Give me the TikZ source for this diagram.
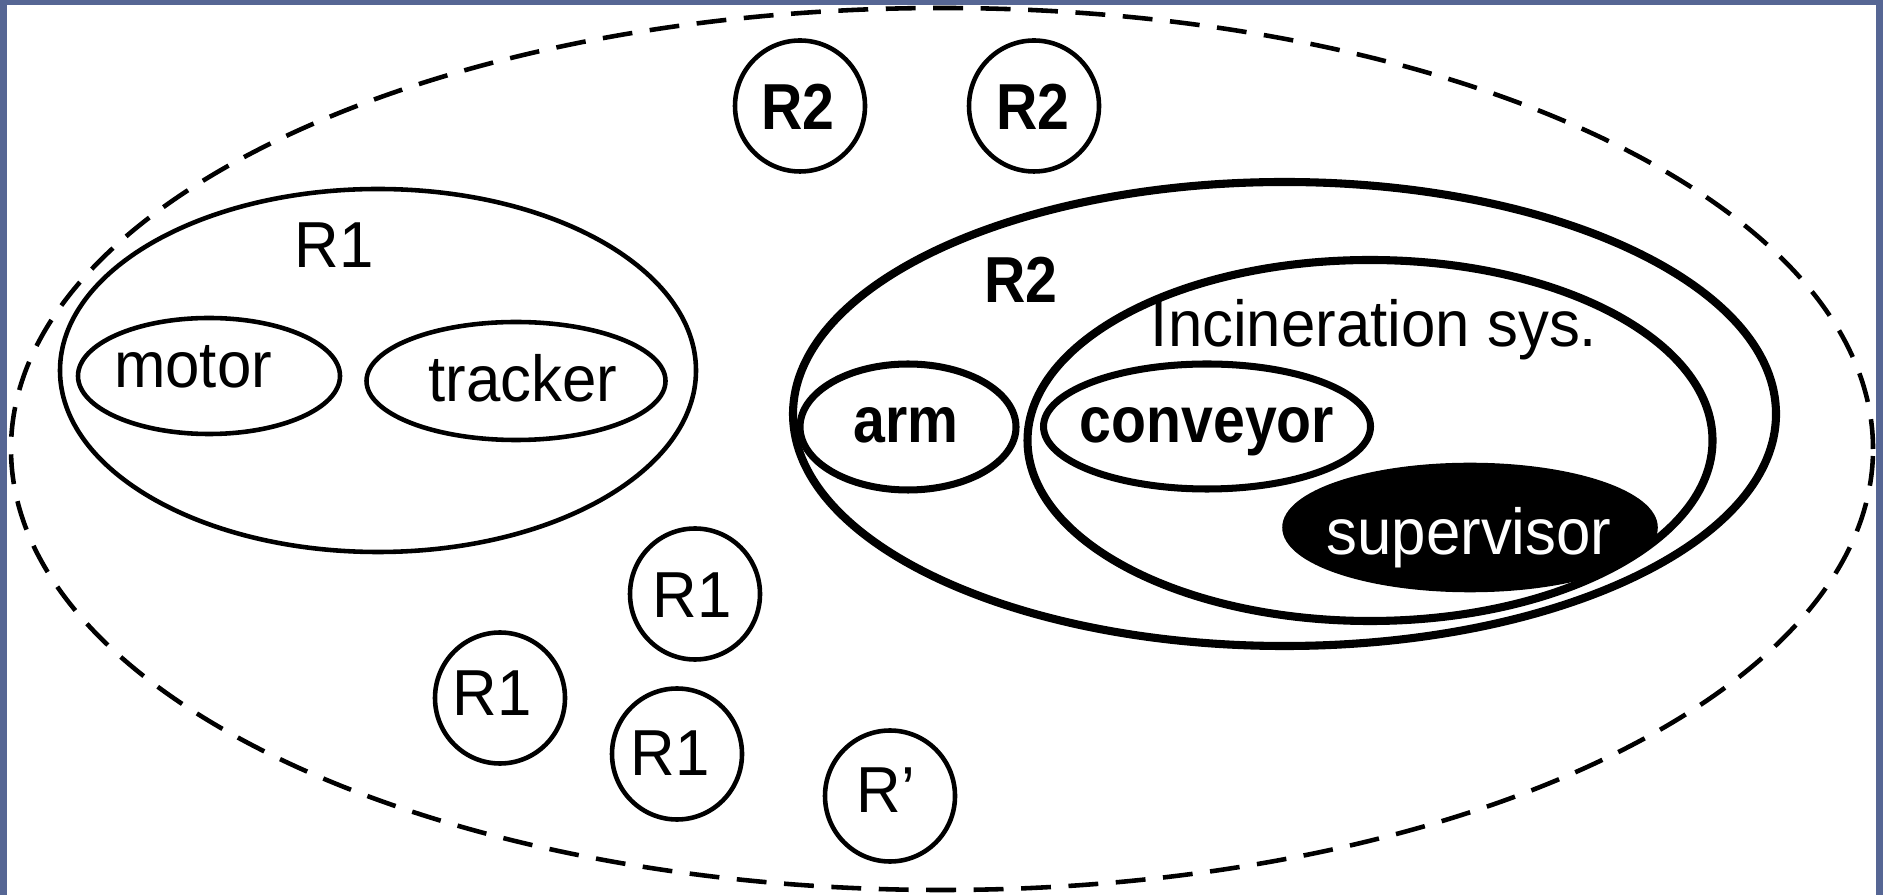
\documentclass[tikz,border=0pt]{standalone}
\usepackage{fontspec}
\setmainfont{Liberation Sans}[FakeStretch=0.95]
\newfontfamily\heavyfont{Liberation Sans}[FakeStretch=0.88]
\usepackage{tikz}
\usetikzlibrary{shapes.geometric}
\definecolor{frame}{RGB}{86,102,148}

\tikzset{
  zone/.style={draw, ellipse, inner sep=0pt, line width=1.3pt},
  thickzone/.style={zone, line width=2.3pt},
  token/.style={zone, minimum width=1.30cm, minimum height=1.31cm},
  lbl/.style={inner sep=0pt, anchor=base},
  heavylbl/.style={lbl, font=\fontsize{18.5}{22}\heavyfont\bfseries},
}

\begin{document}
\begin{tikzpicture}[font=\fontsize{18.5}{22}\selectfont]

  % canvas with its frame
  \useasboundingbox (0,0) rectangle (18.83,8.95);
  \fill[frame] (0,0) rectangle (18.83,8.95);
  \fill[white] (0.07,-0.05) rectangle (18.76,8.90);

  % outer world
  \node[zone, dash pattern=on 8.5pt off 5pt, minimum width=18.62cm,
        minimum height=8.82cm] (world) at (9.42,4.46) {};

  % R1 region
  \node[zone, minimum width=6.36cm, minimum height=3.63cm] (r1zone) at (3.78,5.245) {};
  \node[lbl] (r1lbl) at (3.34,6.27) {R1};
  \node[zone, minimum width=2.62cm, minimum height=1.16cm] (motor) at (2.09,5.19) {};
  \node[lbl] (motortxt) at (1.93,5.07) {motor};
  \node[zone, minimum width=2.99cm, minimum height=1.18cm] (tracker) at (5.16,5.14) {};
  \node[lbl] (trackertxt) at (5.23,4.93) {tracker};

  % R2 region
  \node[thickzone, minimum width=9.83cm, minimum height=4.64cm] (r2zone) at (12.845,4.81) {};
  \node[heavylbl] (r2lbl) at (10.21,5.92) {R2};
  \node[thickzone, minimum width=6.85cm, minimum height=3.61cm] (incin) at (13.70,4.545) {};
  \node[lbl] (incinlbl) at (13.74,5.48) {Incineration sys.};
  \node[zone, line width=2pt, minimum width=2.16cm, minimum height=1.26cm] (arm) at (9.08,4.68) {};
  \node[heavylbl] (armtxt) at (9.06,4.52) {arm};
  \node[zone, line width=2pt, minimum width=3.27cm, minimum height=1.25cm] (conveyor) at (12.07,4.685) {};
  \node[heavylbl] (conveyortxt) at (12.07,4.52) {conveyor};
  \node[zone, fill=black, minimum width=3.71cm, minimum height=1.25cm] (supervisor) at (14.70,3.675) {};
  \node[lbl, text=white] (supervisortxt) at (14.69,3.40) {supervisor};

  % loose R2 tokens
  \foreach \nm/\x/\y/\tx in {r2a/8.00/7.89/7.98, r2b/10.34/7.89/10.33}
  {
    \node[token] (\nm) at (\x,\y) {};
    \node[heavylbl] (\nm txt) at (\tx,\y-0.24) {R2};
  }

  % loose R1 tokens
  \foreach \nm/\x/\y/\tx/\ty/\txt in {r1a/6.95/3.01/6.92/2.77/R1,
      r1b/5.00/1.97/4.92/1.79/R1, r1c/6.77/1.41/6.70/1.20/R1,
      r1d/8.90/0.99/8.86/0.83/R'}
  {
    \node[token] (\nm) at (\x,\y) {};
    \node[lbl] (\nm txt) at (\tx,\ty) {\txt};
  }

\end{tikzpicture}
\end{document}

• **Problem**
Leave out any pictures and return exactly the lines from the beginning of the data through the line with "(trackertxt) at (5.23,4.93)", inclusive.

• **Exercise output**
Give me the TikZ source for this diagram.
\documentclass[tikz,border=0pt]{standalone}
\usepackage{fontspec}
\setmainfont{Liberation Sans}[FakeStretch=0.95]
\newfontfamily\heavyfont{Liberation Sans}[FakeStretch=0.88]
\usepackage{tikz}
\usetikzlibrary{shapes.geometric}
\definecolor{frame}{RGB}{86,102,148}

\tikzset{
  zone/.style={draw, ellipse, inner sep=0pt, line width=1.3pt},
  thickzone/.style={zone, line width=2.3pt},
  token/.style={zone, minimum width=1.30cm, minimum height=1.31cm},
  lbl/.style={inner sep=0pt, anchor=base},
  heavylbl/.style={lbl, font=\fontsize{18.5}{22}\heavyfont\bfseries},
}

\begin{document}
\begin{tikzpicture}[font=\fontsize{18.5}{22}\selectfont]

  % canvas with its frame
  \useasboundingbox (0,0) rectangle (18.83,8.95);
  \fill[frame] (0,0) rectangle (18.83,8.95);
  \fill[white] (0.07,-0.05) rectangle (18.76,8.90);

  % outer world
  \node[zone, dash pattern=on 8.5pt off 5pt, minimum width=18.62cm,
        minimum height=8.82cm] (world) at (9.42,4.46) {};

  % R1 region
  \node[zone, minimum width=6.36cm, minimum height=3.63cm] (r1zone) at (3.78,5.245) {};
  \node[lbl] (r1lbl) at (3.34,6.27) {R1};
  \node[zone, minimum width=2.62cm, minimum height=1.16cm] (motor) at (2.09,5.19) {};
  \node[lbl] (motortxt) at (1.93,5.07) {motor};
  \node[zone, minimum width=2.99cm, minimum height=1.18cm] (tracker) at (5.16,5.14) {};
  \node[lbl] (trackertxt) at (5.23,4.93) {tracker};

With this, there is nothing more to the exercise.